Task description: Quote the listing in full, exactly as given, minus any pictures.

>> begin Given data

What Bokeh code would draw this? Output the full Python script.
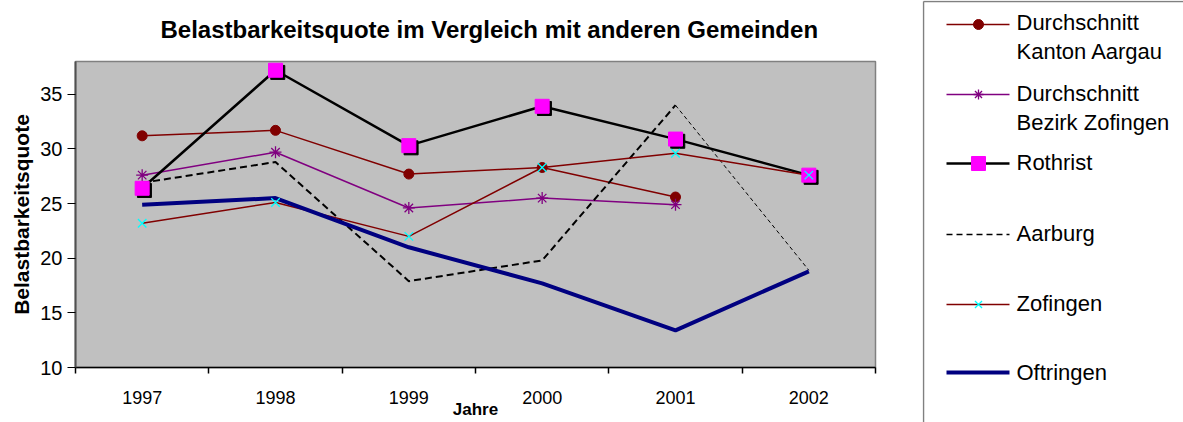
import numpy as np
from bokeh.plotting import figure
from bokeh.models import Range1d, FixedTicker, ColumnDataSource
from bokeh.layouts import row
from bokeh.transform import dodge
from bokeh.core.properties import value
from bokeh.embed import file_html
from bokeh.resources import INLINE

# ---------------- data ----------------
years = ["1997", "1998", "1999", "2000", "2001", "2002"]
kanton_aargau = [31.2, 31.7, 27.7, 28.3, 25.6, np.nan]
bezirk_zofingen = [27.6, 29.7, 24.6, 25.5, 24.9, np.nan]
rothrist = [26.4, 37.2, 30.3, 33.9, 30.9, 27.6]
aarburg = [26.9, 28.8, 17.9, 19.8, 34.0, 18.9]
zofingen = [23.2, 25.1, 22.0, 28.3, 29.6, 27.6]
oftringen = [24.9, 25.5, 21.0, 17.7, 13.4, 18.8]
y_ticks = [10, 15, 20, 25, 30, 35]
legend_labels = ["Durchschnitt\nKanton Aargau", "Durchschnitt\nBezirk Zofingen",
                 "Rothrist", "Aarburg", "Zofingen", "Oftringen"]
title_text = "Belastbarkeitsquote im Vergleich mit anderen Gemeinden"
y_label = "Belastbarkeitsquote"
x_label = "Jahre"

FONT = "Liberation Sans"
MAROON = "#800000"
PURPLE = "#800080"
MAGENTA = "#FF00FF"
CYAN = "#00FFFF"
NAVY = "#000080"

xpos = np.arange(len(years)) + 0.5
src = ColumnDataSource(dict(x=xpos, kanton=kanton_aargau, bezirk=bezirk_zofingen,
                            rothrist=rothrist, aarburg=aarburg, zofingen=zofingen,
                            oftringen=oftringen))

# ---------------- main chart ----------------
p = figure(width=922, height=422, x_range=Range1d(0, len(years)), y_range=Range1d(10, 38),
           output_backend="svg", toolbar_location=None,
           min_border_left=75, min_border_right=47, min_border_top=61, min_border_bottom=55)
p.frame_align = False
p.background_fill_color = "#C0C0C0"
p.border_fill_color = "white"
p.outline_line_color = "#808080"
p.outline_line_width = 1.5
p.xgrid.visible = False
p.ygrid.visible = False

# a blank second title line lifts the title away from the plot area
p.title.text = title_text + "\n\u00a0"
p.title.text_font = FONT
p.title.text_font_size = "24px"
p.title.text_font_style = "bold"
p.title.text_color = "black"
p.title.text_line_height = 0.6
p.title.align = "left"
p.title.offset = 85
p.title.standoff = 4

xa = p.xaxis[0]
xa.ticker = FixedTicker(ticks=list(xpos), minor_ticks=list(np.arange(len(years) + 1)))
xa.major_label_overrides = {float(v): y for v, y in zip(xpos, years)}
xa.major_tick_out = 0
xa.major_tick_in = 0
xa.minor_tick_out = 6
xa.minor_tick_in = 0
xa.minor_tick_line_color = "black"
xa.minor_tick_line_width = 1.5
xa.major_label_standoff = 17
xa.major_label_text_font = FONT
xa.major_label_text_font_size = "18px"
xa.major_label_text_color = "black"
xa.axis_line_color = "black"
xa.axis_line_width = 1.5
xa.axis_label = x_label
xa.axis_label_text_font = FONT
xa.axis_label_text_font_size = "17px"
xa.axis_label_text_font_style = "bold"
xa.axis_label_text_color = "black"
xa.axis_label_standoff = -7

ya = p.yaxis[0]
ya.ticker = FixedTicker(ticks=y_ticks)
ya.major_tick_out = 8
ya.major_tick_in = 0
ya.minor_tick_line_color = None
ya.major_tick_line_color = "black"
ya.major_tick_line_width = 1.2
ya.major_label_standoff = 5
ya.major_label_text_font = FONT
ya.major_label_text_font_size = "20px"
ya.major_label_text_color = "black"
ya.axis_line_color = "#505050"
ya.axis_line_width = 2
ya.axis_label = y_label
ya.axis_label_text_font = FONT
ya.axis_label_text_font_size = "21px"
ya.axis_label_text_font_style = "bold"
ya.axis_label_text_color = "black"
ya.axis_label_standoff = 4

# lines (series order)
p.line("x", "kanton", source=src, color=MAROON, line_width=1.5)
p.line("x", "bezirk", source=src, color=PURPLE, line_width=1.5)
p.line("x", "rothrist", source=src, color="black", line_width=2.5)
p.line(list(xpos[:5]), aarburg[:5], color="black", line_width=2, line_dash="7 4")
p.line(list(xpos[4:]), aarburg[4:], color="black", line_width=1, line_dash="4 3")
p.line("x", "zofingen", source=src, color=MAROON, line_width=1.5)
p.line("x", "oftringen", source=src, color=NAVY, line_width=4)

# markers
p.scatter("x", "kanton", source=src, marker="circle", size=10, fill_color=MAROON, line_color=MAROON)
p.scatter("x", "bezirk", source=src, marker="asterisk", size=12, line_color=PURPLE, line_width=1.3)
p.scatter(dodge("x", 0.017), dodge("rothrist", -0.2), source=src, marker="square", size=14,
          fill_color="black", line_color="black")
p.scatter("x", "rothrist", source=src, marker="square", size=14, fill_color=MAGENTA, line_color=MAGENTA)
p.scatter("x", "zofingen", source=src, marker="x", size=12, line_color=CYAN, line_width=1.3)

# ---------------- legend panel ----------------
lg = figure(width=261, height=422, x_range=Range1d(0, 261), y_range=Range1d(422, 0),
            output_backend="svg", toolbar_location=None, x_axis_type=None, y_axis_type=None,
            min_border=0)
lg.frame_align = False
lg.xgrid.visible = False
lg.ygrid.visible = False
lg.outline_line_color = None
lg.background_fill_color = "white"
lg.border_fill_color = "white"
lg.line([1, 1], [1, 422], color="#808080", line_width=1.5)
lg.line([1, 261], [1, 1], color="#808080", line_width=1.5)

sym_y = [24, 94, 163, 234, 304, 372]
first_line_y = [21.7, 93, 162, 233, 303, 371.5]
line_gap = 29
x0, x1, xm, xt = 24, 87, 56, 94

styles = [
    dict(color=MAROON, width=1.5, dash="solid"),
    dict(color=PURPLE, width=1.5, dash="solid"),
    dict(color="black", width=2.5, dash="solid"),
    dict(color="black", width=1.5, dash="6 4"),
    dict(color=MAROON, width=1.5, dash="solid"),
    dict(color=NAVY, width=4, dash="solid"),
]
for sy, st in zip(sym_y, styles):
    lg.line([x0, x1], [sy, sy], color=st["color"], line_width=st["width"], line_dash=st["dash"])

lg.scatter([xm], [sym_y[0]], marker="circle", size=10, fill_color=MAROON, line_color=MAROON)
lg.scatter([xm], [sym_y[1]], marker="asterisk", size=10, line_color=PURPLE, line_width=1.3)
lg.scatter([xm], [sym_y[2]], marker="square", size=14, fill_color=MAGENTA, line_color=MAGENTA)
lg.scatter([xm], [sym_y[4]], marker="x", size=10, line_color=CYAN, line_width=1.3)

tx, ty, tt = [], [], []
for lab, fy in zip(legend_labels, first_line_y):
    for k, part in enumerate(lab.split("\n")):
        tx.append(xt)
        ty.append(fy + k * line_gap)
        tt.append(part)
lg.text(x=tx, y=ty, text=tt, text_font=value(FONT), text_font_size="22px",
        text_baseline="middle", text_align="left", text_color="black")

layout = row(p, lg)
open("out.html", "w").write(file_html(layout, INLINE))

>> end Given data

Complete answer:
What Bokeh code would draw this? Output the full Python script.
import numpy as np
from bokeh.plotting import figure
from bokeh.models import Range1d, FixedTicker, ColumnDataSource
from bokeh.layouts import row
from bokeh.transform import dodge
from bokeh.core.properties import value
from bokeh.embed import file_html
from bokeh.resources import INLINE

# ---------------- data ----------------
years = ["1997", "1998", "1999", "2000", "2001", "2002"]
kanton_aargau = [31.2, 31.7, 27.7, 28.3, 25.6, np.nan]
bezirk_zofingen = [27.6, 29.7, 24.6, 25.5, 24.9, np.nan]
rothrist = [26.4, 37.2, 30.3, 33.9, 30.9, 27.6]
aarburg = [26.9, 28.8, 17.9, 19.8, 34.0, 18.9]
zofingen = [23.2, 25.1, 22.0, 28.3, 29.6, 27.6]
oftringen = [24.9, 25.5, 21.0, 17.7, 13.4, 18.8]
y_ticks = [10, 15, 20, 25, 30, 35]
legend_labels = ["Durchschnitt\nKanton Aargau", "Durchschnitt\nBezirk Zofingen",
                 "Rothrist", "Aarburg", "Zofingen", "Oftringen"]
title_text = "Belastbarkeitsquote im Vergleich mit anderen Gemeinden"
y_label = "Belastbarkeitsquote"
x_label = "Jahre"

FONT = "Liberation Sans"
MAROON = "#800000"
PURPLE = "#800080"
MAGENTA = "#FF00FF"
CYAN = "#00FFFF"
NAVY = "#000080"

xpos = np.arange(len(years)) + 0.5
src = ColumnDataSource(dict(x=xpos, kanton=kanton_aargau, bezirk=bezirk_zofingen,
                            rothrist=rothrist, aarburg=aarburg, zofingen=zofingen,
                            oftringen=oftringen))

# ---------------- main chart ----------------
p = figure(width=922, height=422, x_range=Range1d(0, len(years)), y_range=Range1d(10, 38),
           output_backend="svg", toolbar_location=None,
           min_border_left=75, min_border_right=47, min_border_top=61, min_border_bottom=55)
p.frame_align = False
p.background_fill_color = "#C0C0C0"
p.border_fill_color = "white"
p.outline_line_color = "#808080"
p.outline_line_width = 1.5
p.xgrid.visible = False
p.ygrid.visible = False

# a blank second title line lifts the title away from the plot area
p.title.text = title_text + "\n\u00a0"
p.title.text_font = FONT
p.title.text_font_size = "24px"
p.title.text_font_style = "bold"
p.title.text_color = "black"
p.title.text_line_height = 0.6
p.title.align = "left"
p.title.offset = 85
p.title.standoff = 4

xa = p.xaxis[0]
xa.ticker = FixedTicker(ticks=list(xpos), minor_ticks=list(np.arange(len(years) + 1)))
xa.major_label_overrides = {float(v): y for v, y in zip(xpos, years)}
xa.major_tick_out = 0
xa.major_tick_in = 0
xa.minor_tick_out = 6
xa.minor_tick_in = 0
xa.minor_tick_line_color = "black"
xa.minor_tick_line_width = 1.5
xa.major_label_standoff = 17
xa.major_label_text_font = FONT
xa.major_label_text_font_size = "18px"
xa.major_label_text_color = "black"
xa.axis_line_color = "black"
xa.axis_line_width = 1.5
xa.axis_label = x_label
xa.axis_label_text_font = FONT
xa.axis_label_text_font_size = "17px"
xa.axis_label_text_font_style = "bold"
xa.axis_label_text_color = "black"
xa.axis_label_standoff = -7

ya = p.yaxis[0]
ya.ticker = FixedTicker(ticks=y_ticks)
ya.major_tick_out = 8
ya.major_tick_in = 0
ya.minor_tick_line_color = None
ya.major_tick_line_color = "black"
ya.major_tick_line_width = 1.2
ya.major_label_standoff = 5
ya.major_label_text_font = FONT
ya.major_label_text_font_size = "20px"
ya.major_label_text_color = "black"
ya.axis_line_color = "#505050"
ya.axis_line_width = 2
ya.axis_label = y_label
ya.axis_label_text_font = FONT
ya.axis_label_text_font_size = "21px"
ya.axis_label_text_font_style = "bold"
ya.axis_label_text_color = "black"
ya.axis_label_standoff = 4

# lines (series order)
p.line("x", "kanton", source=src, color=MAROON, line_width=1.5)
p.line("x", "bezirk", source=src, color=PURPLE, line_width=1.5)
p.line("x", "rothrist", source=src, color="black", line_width=2.5)
p.line(list(xpos[:5]), aarburg[:5], color="black", line_width=2, line_dash="7 4")
p.line(list(xpos[4:]), aarburg[4:], color="black", line_width=1, line_dash="4 3")
p.line("x", "zofingen", source=src, color=MAROON, line_width=1.5)
p.line("x", "oftringen", source=src, color=NAVY, line_width=4)

# markers
p.scatter("x", "kanton", source=src, marker="circle", size=10, fill_color=MAROON, line_color=MAROON)
p.scatter("x", "bezirk", source=src, marker="asterisk", size=12, line_color=PURPLE, line_width=1.3)
p.scatter(dodge("x", 0.017), dodge("rothrist", -0.2), source=src, marker="square", size=14,
          fill_color="black", line_color="black")
p.scatter("x", "rothrist", source=src, marker="square", size=14, fill_color=MAGENTA, line_color=MAGENTA)
p.scatter("x", "zofingen", source=src, marker="x", size=12, line_color=CYAN, line_width=1.3)

# ---------------- legend panel ----------------
lg = figure(width=261, height=422, x_range=Range1d(0, 261), y_range=Range1d(422, 0),
            output_backend="svg", toolbar_location=None, x_axis_type=None, y_axis_type=None,
            min_border=0)
lg.frame_align = False
lg.xgrid.visible = False
lg.ygrid.visible = False
lg.outline_line_color = None
lg.background_fill_color = "white"
lg.border_fill_color = "white"
lg.line([1, 1], [1, 422], color="#808080", line_width=1.5)
lg.line([1, 261], [1, 1], color="#808080", line_width=1.5)

sym_y = [24, 94, 163, 234, 304, 372]
first_line_y = [21.7, 93, 162, 233, 303, 371.5]
line_gap = 29
x0, x1, xm, xt = 24, 87, 56, 94

styles = [
    dict(color=MAROON, width=1.5, dash="solid"),
    dict(color=PURPLE, width=1.5, dash="solid"),
    dict(color="black", width=2.5, dash="solid"),
    dict(color="black", width=1.5, dash="6 4"),
    dict(color=MAROON, width=1.5, dash="solid"),
    dict(color=NAVY, width=4, dash="solid"),
]
for sy, st in zip(sym_y, styles):
    lg.line([x0, x1], [sy, sy], color=st["color"], line_width=st["width"], line_dash=st["dash"])

lg.scatter([xm], [sym_y[0]], marker="circle", size=10, fill_color=MAROON, line_color=MAROON)
lg.scatter([xm], [sym_y[1]], marker="asterisk", size=10, line_color=PURPLE, line_width=1.3)
lg.scatter([xm], [sym_y[2]], marker="square", size=14, fill_color=MAGENTA, line_color=MAGENTA)
lg.scatter([xm], [sym_y[4]], marker="x", size=10, line_color=CYAN, line_width=1.3)

tx, ty, tt = [], [], []
for lab, fy in zip(legend_labels, first_line_y):
    for k, part in enumerate(lab.split("\n")):
        tx.append(xt)
        ty.append(fy + k * line_gap)
        tt.append(part)
lg.text(x=tx, y=ty, text=tt, text_font=value(FONT), text_font_size="22px",
        text_baseline="middle", text_align="left", text_color="black")

layout = row(p, lg)
open("out.html", "w").write(file_html(layout, INLINE))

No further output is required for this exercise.